After Aluminum, Stainless steel is the most commonly used, especially in areas of high hygienic requirements. Various projects that can be done with stainless steel include kitchenware, cutleries, accessories, and more. This metal supports all forms of marking such as engraving, etching, and even annealing. For this reason, it's very versatile and adaptive to whatever marking parameters it is subjected to without getting damaged. When engraved or etched, it can withstand the high temperature that accompanies the process. Yet, a great contrast is achieved when the marking is done.
Silver and Gold
When it comes to jewelry, these two precious metals definitely come to mind. They are quite soft and fragile, hence, they must be handled with care when laser marking. During marking, the top surface of silver is known to oxidize quickly while that of gold is more stable and this makes it easier to mark. With little laser power, you can anneal Gold with a good contrast. Due to the soft nature of these metals, engraving and etching might be harsh on them, so it's better to anneal. When you mark a surface by annealing, minimal material is taken off the material’s surface.

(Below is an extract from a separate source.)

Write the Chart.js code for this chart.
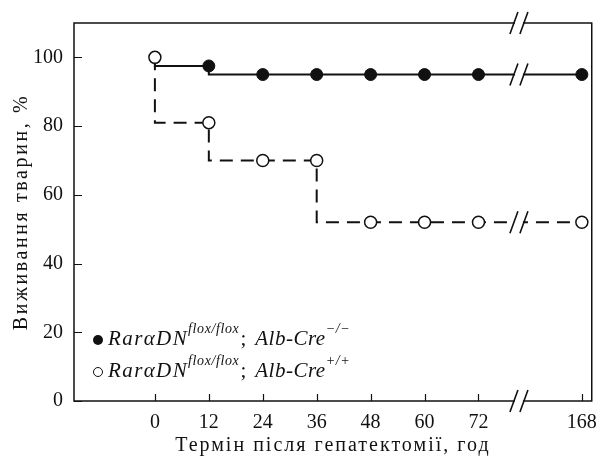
<!DOCTYPE html>
<html><head><meta charset="utf-8">
<script src="https://cdn.jsdelivr.net/npm/chart.js@4.4.1/dist/chart.umd.min.js"></script>
<style>
html,body{margin:0;padding:0;background:#fff;}
#wrap{position:relative;width:607px;height:459px;overflow:hidden;}
#c{position:absolute;left:0;top:0;}
.leg{position:absolute;left:108px;font-family:"Liberation Serif",serif;font-size:21px;color:#111;white-space:nowrap;line-height:21px;height:21px;}
.leg i{font-style:italic;}
.leg .m{letter-spacing:1.4px;}
.leg .sp{font-style:italic;font-size:14px;letter-spacing:0.6px;position:relative;top:-12px;}
.leg .sc{margin-left:1px;margin-right:9px;}
.mk{position:absolute;left:93px;width:10px;height:10px;border-radius:50%;box-sizing:border-box;}
</style>
</head><body>
<div id="wrap">
<canvas id="c" width="607" height="459"></canvas>
<span class="mk" style="top:335px;background:#111;"></span>
<span class="mk" style="top:367px;border:1.4px solid #111;background:#fff;"></span>
<div class="leg" style="top:328px;"><i class="m">Rar&alpha;DN</i><span class="sp">flox/flox</span><span class="sc">;</span><i class="m" style="letter-spacing:0.5px">Alb-Cre</i><span class="sp">&minus;/&minus;</span></div>
<div class="leg" style="top:360px;"><i class="m">Rar&alpha;DN</i><span class="sp">flox/flox</span><span class="sc">;</span><i class="m" style="letter-spacing:0.5px">Alb-Cre</i><span class="sp">+/+</span></div>
</div>
<script>
// ---- data ----
const hours = [0, 12, 24, 36, 48, 60, 72, 168];
const survivalKO = [100, 97.5, 95, 95, 95, 95, 95, 95];   // RaraDN flox/flox; Alb-Cre -/-
const survivalWT = [100, 81, 70, 70, 52, 52, 52, 52];     // RaraDN flox/flox; Alb-Cre +/+
const xTickLabels = ['0', '12', '24', '36', '48', '60', '72', '168'];
const yTickValues = [0, 20, 40, 60, 80, 100];
const xTitle = 'Термін після гепатектомії, год';
const yTitle = 'Виживання тварин, %';

// broken x axis: the span 72..168 h is compressed
const BREAK_FROM = 72, BREAK_TO = 168, BREAK_SPAN = 23, BREAK_AT = 9;
function axisX(h) {
  return h <= BREAK_FROM ? h : BREAK_FROM + (h - BREAK_FROM) * BREAK_SPAN / (BREAK_TO - BREAK_FROM);
}
const breakPos = BREAK_FROM + BREAK_AT;

const FONT = '"Liberation Serif", "DejaVu Serif", serif';
const INK = '#111';

function spaced(scale, px) {
  if (scale._spaced) return;
  scale._spaced = true;
  const dt = scale.drawTitle.bind(scale);
  scale.drawTitle = function (...args) {
    const ctx = this.ctx;
    ctx.save();
    ctx.letterSpacing = px + 'px';
    dt(...args);
    ctx.restore();
  };
}

const framePlugin = {
  id: 'frame',
  afterLayout(chart) {
    spaced(chart.scales.x, 2);
    spaced(chart.scales.y, 2.6);
  },
  afterDatasetsDraw(chart) {
    const {ctx, chartArea: a, scales: {x, y}} = chart;
    ctx.save();
    ctx.strokeStyle = INK;
    ctx.lineWidth = 1.5;
    ctx.strokeRect(a.left, a.top, a.right - a.left, a.bottom - a.top);
    // inward ticks
    ctx.lineWidth = 1.2;
    ctx.beginPath();
    yTickValues.forEach(v => {
      const py = Math.round(y.getPixelForValue(v)) + 0.5;
      ctx.moveTo(a.left, py); ctx.lineTo(a.left + 8, py);
    });
    hours.forEach(h => {
      const px = Math.round(x.getPixelForValue(axisX(h))) + 0.5;
      ctx.moveTo(px, a.bottom); ctx.lineTo(px, a.bottom - 7);
    });
    ctx.stroke();
    // axis-break marks
    const bx = x.getPixelForValue(breakPos);
    const marks = [a.top, a.bottom,
      y.getPixelForValue(survivalKO[survivalKO.length - 2]),
      y.getPixelForValue(survivalWT[survivalWT.length - 2])];
    marks.forEach(my => {
      ctx.fillStyle = '#fff';
      ctx.fillRect(bx - 4, my - 2, 8, 4);
      ctx.strokeStyle = INK;
      ctx.lineWidth = 1.6;
      ctx.beginPath();
      [-5, 5].forEach(o => {
        ctx.moveTo(bx + o - 4, my + 11);
        ctx.lineTo(bx + o + 4, my - 11);
      });
      ctx.stroke();
    });
    ctx.restore();
  }
};

new Chart(document.getElementById('c'), {
  type: 'line',
  data: {
    datasets: [
      {
        label: 'RaraDN flox/flox; Alb-Cre -/-',
        data: hours.map((h, i) => ({x: axisX(h), y: survivalKO[i]})),
        stepped: 'after',
        borderColor: INK,
        borderWidth: 2,
        pointRadius: c => (c.dataIndex === 0 ? 0 : 6),
        pointBackgroundColor: INK,
        pointBorderColor: INK,
        pointBorderWidth: 1,
        order: 1
      },
      {
        label: 'RaraDN flox/flox; Alb-Cre +/+',
        data: hours.map((h, i) => ({x: axisX(h), y: survivalWT[i]})),
        stepped: 'after',
        borderColor: INK,
        borderWidth: 2,
        borderDash: [13, 8],
        pointRadius: 6,
        pointBackgroundColor: '#fff',
        pointBorderColor: INK,
        pointBorderWidth: 1.5,
        order: 0
      }
    ]
  },
  options: {
    responsive: false,
    animation: false,
    devicePixelRatio: 1,
    layout: {padding: {top: 21, right: 6, left: 0, bottom: 0}},
    plugins: {legend: {display: false}, tooltip: {enabled: false}},
    scales: {
      x: {
        type: 'linear', min: -18, max: 97.2,
        grid: {display: false, drawTicks: false},
        border: {display: false},
        afterBuildTicks: s => { s.ticks = hours.map(h => ({value: axisX(h)})); },
        afterFit: s => { s.height = 58; },
        ticks: {
          callback: (v, i) => xTickLabels[i],
          autoSkip: false, maxRotation: 0, padding: 10,
          color: INK, font: {family: FONT, size: 20}
        },
        title: {display: true, text: xTitle, color: INK, font: {family: FONT, size: 20},
                padding: {top: 0, bottom: 1}}
      },
      y: {
        min: 0, max: 110,
        grid: {display: false, drawTicks: false},
        border: {display: false},
        afterBuildTicks: s => { s.ticks = yTickValues.map(v => ({value: v})); },
        afterFit: s => { s.width = 74; },
        ticks: {padding: 11, color: INK, font: {family: FONT, size: 20}},
        title: {display: true, text: yTitle, color: INK, font: {family: FONT, size: 20},
                padding: {top: 10, bottom: 0}}
      }
    }
  },
  plugins: [framePlugin]
});
</script>
</body></html>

This is a lightweight alloy that has special usage in the aerospace, automotive and medical industries. It's combination of durability, strength, and lightweight makes it completely stand out. For the medical industry, the marking should be done in a way that it doesn't give room for contamination.
Engraving and etching is fine for medical purposes while annealing is perfect for aerospace purposes. This is because in the aerospace industry, the titanium parts are subjected to fatigue testing to ensure no compromise of the part when in service. For this reason, structural damage due to exposure to excessive heat during marking must be limited. This shows that Titanium must be carefully marked and attention should be paid to its specific area of application.
Tungsten and Carbide
One common property of this metal is that their hardness is second to diamond with a Mohs hardness of 9. Tungsten is naturally lighter in color than Carbide, hence, you should use a higher intensity fiber laser to mark your design. If possible, the marking should be an annealed one for proper contrasting. Area of application of these metals include cutting tools, abrasives, piercing tools and some kinds of jewelry.